現在は帝王切開など一部のみ保険対象で、いわゆる正常分娩は対象外になっています。
保険の対象になれば妊婦側が負担する金額は3割になります。
保険適用になれば出産にかかる費用が透明化するとの期待もあります。
現在は健康保険などの加入者が出産すれば現金を支給する「出産育児一時金」があります。
政府は一時金を段階的に引き上げてきましたが、病院側もこれに応じる形で出産費用を上げており、「いたちごっこ」の様相を呈していました。
メモ
・出産育児一時金制度とは、出産に関する費用負担の軽減のために、公的医療保険(健康保険、共済など)から出産時に一定の金額が支給される制度です。

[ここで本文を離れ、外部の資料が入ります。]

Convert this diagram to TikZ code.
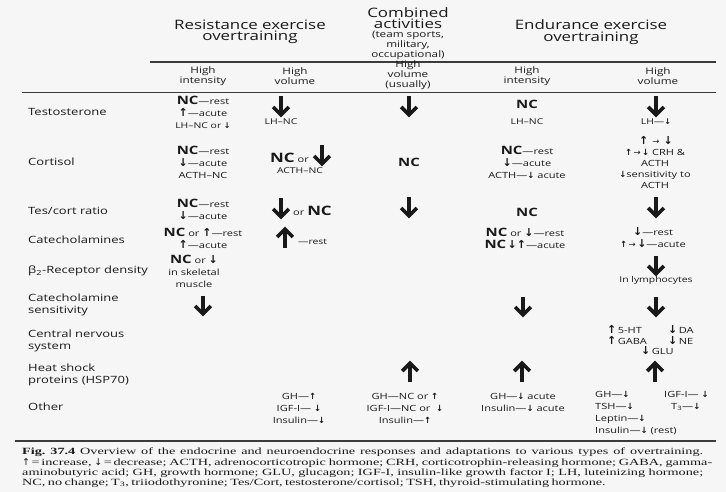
\documentclass[tikz,border=0pt]{standalone}
\usepackage{fontspec}
\setmainfont{Liberation Serif}
\newfontfamily\tabf[FakeStretch=1.3]{Open Sans}
\newfontfamily\capf[FakeStretch=1.5]{Liberation Serif}
\newfontfamily\arrf{DejaVu Sans}
\definecolor{ink}{RGB}{25,25,25}
\definecolor{paper}{RGB}{246,246,246}
\newcommand\NC{{\fontsize{11.5}{12}\selectfont\bfseries NC}}
\newcommand\mup{{\arrf\bfseries\fontsize{11}{12}\selectfont ↑}}
\newcommand\mdn{{\arrf\bfseries\fontsize{11}{12}\selectfont ↓}}
\newcommand\smup{{\arrf\bfseries ↑}}
\newcommand\smdn{{\arrf\bfseries ↓}}
\newcommand\smrt{{\arrf →}}
\newcommand\capup{{\arrf ↑}}
\newcommand\capdn{{\arrf ↓}}
\begin{document}
\frenchspacing
\begin{tikzpicture}[x=1pt,y=-1pt,
  every node/.style={inner sep=0pt, text=ink},
  head/.style={align=center, font=\fontsize{13}{11.5}\selectfont\tabf},
  headsmall/.style={align=center, font=\fontsize{9}{10}\selectfont\tabf},
  sub/.style={align=center, font=\fontsize{9}{10}\selectfont\tabf},
  lab/.style={anchor=west, align=left, font=\fontsize{10}{11.5}\selectfont\tabf},
  cell/.style={align=center, font=\fontsize{8.5}{12}\selectfont\tabf},
  small/.style={align=center, font=\fontsize{8}{11}\selectfont\tabf},
  captxt/.style={anchor=west, font=\fontsize{9.5}{10.5}\selectfont\capf},
  bigdn/.pic={\draw[ink, line width=3.6pt] (0,-9.5)--(0,6);
              \draw[ink, line width=3.6pt, miter limit=20] (-7.8,1)--(0,8.8)--(7.8,1);},
  bigup/.pic={\draw[ink, line width=3.6pt] (0,9.5)--(0,-6);
              \draw[ink, line width=3.6pt, miter limit=20] (-7.8,-1)--(0,-8.8)--(7.8,-1);}
]
\fill[paper] (0,0) rectangle (726,492);
\useasboundingbox (0,0) rectangle (726,492);

% headers
\node[head] (hres) at (250,32) {Resistance exercise\\overtraining};
\node[head] (hcomb1) at (408,18) {Combined\\activities};
\node[headsmall] (hcomb2) at (408,45) {(team sports,\\military,\\occupational)};
\node[head] (hend) at (591,32) {Endurance exercise\\overtraining};
\draw[ink!85, line width=1.2pt] (150,62) -- (716,62);
\node[sub] (s1) at (203,76) {High\\intensity};
\node[sub] (s2) at (295,76) {High\\volume};
\node[sub] (s3) at (408,75) {High\\volume\\(usually)};
\node[sub] (s4) at (527,76) {High\\intensity};
\node[sub] (s5) at (658,76) {High\\volume};
\draw[ink!85, line width=0.9pt] (22,92) -- (716,92);

% row labels
\node[lab] (l1) at (28,112) {Testosterone};
\node[lab] (l2) at (28,162) {Cortisol};
\node[lab] (l3) at (28,211) {Tes/cort ratio};
\node[lab] (l4) at (28,240) {Catecholamines};
\node[lab] (l5) at (28,271) {β\textsubscript{2}-Receptor density};
\node[lab] (l6) at (28,305) {Catecholamine\\sensitivity};
\node[lab] (l7) at (28,341) {Central nervous\\system};
\node[lab] (l8) at (28,375) {Heat shock\\proteins (HSP70)};
\node[lab] (l9) at (28,407) {Other};

% Testosterone
\node[cell] (t1) at (203,112) {\NC—rest\\\mup—acute\\{\fontsize{8}{12}\selectfont LH–NC or \smdn}};
\pic (t2a) at (281,106) {bigdn};
\node[small] (t2b) at (281,122) {LH–NC};
\pic (t3) at (409,106) {bigdn};
\node[cell] (t4a) at (527,104) {\NC};
\node[small] (t4b) at (527,122) {LH–NC};
\pic (t5a) at (656,106) {bigdn};
\node[small] (t5b) at (656,122) {LH—\smdn};

% Cortisol
\node[cell] (c1) at (203,162) {\NC—rest\\\mdn—acute\\ACTH–NC};
\node[anchor=base east, font=\fontsize{8.5}{12}\selectfont\tabf] (c2a) at (309,163) {{\fontsize{13}{12}\selectfont\bfseries NC} or};
\pic (c2b) at (322,155) {bigdn};
\node[small] (c2c) at (300,171) {ACTH–NC};
\node[cell] (c3) at (409,162) {\NC};
\node[cell] (c4) at (527,162) {\NC—rest\\\mdn—acute\\ACTH—\smdn\ acute};
\node[cell] (c5a) at (656,140) {\mup\hspace{4pt}\smrt\hspace{4pt}\mdn};
\node[align=center, font=\fontsize{8.5}{11}\selectfont\tabf] (c5b) at (655,169) {\smup\,\smrt\,\smdn\ CRH \&\\ACTH\\\smdn sensitivity to\\ACTH};

% Tes/cort ratio
\node[cell] (tc1) at (203,209) {\NC—rest\\\mdn—acute};
\pic (tc2a) at (281,208) {bigdn};
\node[anchor=base west, font=\fontsize{8.5}{12}\selectfont\tabf] (tc2b) at (293,215) {or {\fontsize{13}{12}\selectfont\bfseries NC}};
\pic (tc3) at (409,207) {bigdn};
\node[cell] (tc4) at (527,212) {\NC};
\pic (tc5) at (656,207) {bigdn};

% Catecholamines
\node[cell] (ca1) at (203,238) {\NC\ or \mup—rest\\\mup—acute};
\pic (ca2a) at (285,238) {bigup};
\node[anchor=base west, font=\fontsize{8}{12}\selectfont\tabf] (ca2b) at (298,244) {—rest};
\node[cell] (ca4) at (525,238) {\NC\ or \mdn—rest\\\NC\,\mdn\mup—acute};
\node[cell] (ca5) at (653,238) {\mdn—rest\\\smup\,\smrt\,\mdn—acute};

% beta2 receptor density
\node[cell] (b1) at (194,271) {\NC\ or \mdn\\in skeletal\\muscle};
\pic (b5a) at (656,265) {bigdn};
\node[small] (b5b) at (656,280) {In lymphocytes};

% Catecholamine sensitivity
\pic (cs1) at (203,305) {bigdn};
\pic (cs4) at (523,306) {bigdn};
\pic (cs5) at (656,306) {bigdn};

% CNS
\node[anchor=west, align=left, font=\fontsize{8.5}{11}\selectfont\tabf] (n5a) at (607,335) {\mup\,5-HT\\\mup\,GABA};
\node[anchor=west, align=left, font=\fontsize{8.5}{11}\selectfont\tabf] (n5b) at (668,335) {\mdn\,DA\\\mdn\,NE};
\node[anchor=west, font=\fontsize{8.5}{11}\selectfont\tabf] (n5c) at (641,351) {\mdn\,GLU};

% HSP70
\pic (h3) at (410,372) {bigup};
\pic (h4) at (522,372) {bigup};
\pic (h5) at (655,372) {bigup};

% Other
\node[align=center, font=\fontsize{8.5}{12}\selectfont\tabf] (o2) at (299,408) {GH—\smup\\IGF-I— \smdn\\Insulin—\smdn};
\node[align=center, font=\fontsize{8.5}{12}\selectfont\tabf] (o3) at (405,408) {GH—NC or \smup\\IGF-I—NC or \ \smdn\\Insulin—\smup};
\node[align=center, font=\fontsize{8.5}{12}\selectfont\tabf] (o4) at (523,402) {GH—\smdn\ acute\\Insulin—\smdn\ acute};
\node[anchor=north west, align=left, font=\fontsize{8.5}{12}\selectfont\tabf] (o5a) at (595,391) {GH—\smdn\\TSH—\smdn\\Leptin—\smdn\\Insulin—\smdn\ (rest)};
\node[anchor=north west, align=left, font=\fontsize{8.5}{12}\selectfont\tabf] (o5b) at (664,391) {IGF-I— \smdn\\\hspace{7pt}T\textsubscript{3}—\smdn};

\draw[ink!85, line width=2pt] (15,441) -- (716,441);

% caption
\node[captxt] (cap1) at (22,452) {\makebox[681pt][s]{\textbf{Fig. 37.4} Overview of the endocrine and neuroendocrine responses and adaptations to various types of overtraining.}};
\node[captxt] (cap2) at (22,463) {\makebox[690pt][s]{\capup\,=\,increase, \capdn\,=\,decrease; ACTH, adrenocorticotropic hormone; CRH, corticotrophin-releasing hormone; GABA, gamma-}};
\node[captxt] (cap3) at (22,473) {\makebox[681pt][s]{aminobutyric acid; GH, growth hormone; GLU, glucagon; IGF-I, insulin-like growth factor I; LH, luteinizing hormone;}};
\node[captxt] (cap4) at (22,483) {\makebox[557pt][s]{NC, no change; T\textsubscript{3}, triiodothyronine; Tes/Cort, testosterone/cortisol; TSH, thyroid-stimulating hormone.}};
\end{tikzpicture}
\end{document}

2023年4月から1児につき50万円が支給されます。
・公的医療保険の被保険者または被扶養者で、妊娠4カ月以上で出産をした方が対象です。
正常分娩費用の全国平均は約48万円
厚労省によると、2022年度時点の正常分娩費用の全国平均は約48万円(個室の差額ベッド代など除く)と、10年間で16%上昇しています。
出産を公的医療保険の対象にすれば、保険点数で調整することが可能になります。
出産費用の保険適用実現に向けて、課題は沢山あります。
一つは、既存の公的医療保険制度との整合性です。
そもそも医療保険は病気やけがが対象であるため、正常分娩まで対象にすると、保険の考え方にはそぐわなくなります。
保険適用になっても個人の負担が増えない
注目されているのが費用負担を巡る議論です。
政府は出産育児一時金を2023年4月に8万円増額し50万円としました。
保険適用になれば一時金は廃止される可能性が高いです。
2022年度の正常分娩費用は平均で約48万円なので、保険適用のもと3割負担だと14万円強かかることになります。
これでは負担が増えてしまいます。
岸田文雄首相は出産費用の保険適用を巡って2023年に「平均的な費用を全てまかなえるよう、基本的な考え方は踏襲していく」と述べ、保険適用になっても個人の負担が増えないようにする考えを示しています。
自己負担を抑制する仕組みや、保険適用するサービスの対象範囲を詰める必要があります。
出産費用の保険適用について、日本医師会などは慎重姿勢
出産費用の保険適用について、日本医師会などは慎重姿勢を示しています。
公的医療保険の仕組みに従って全国一律の診療報酬を設定すれば、それを上回る費用の病院は撤退する恐れがあり、かえって妊婦の不利益となるからです。
保険適用で地域医療に悪い影響が出ないのか、十分に検討したうえで議論する必要がありそうです。
出産費用にとどまらず、妊産婦を支える仕組みづくりも重要です。
検討会では妊婦健診や母乳外来への支援策も議論の対象となっています。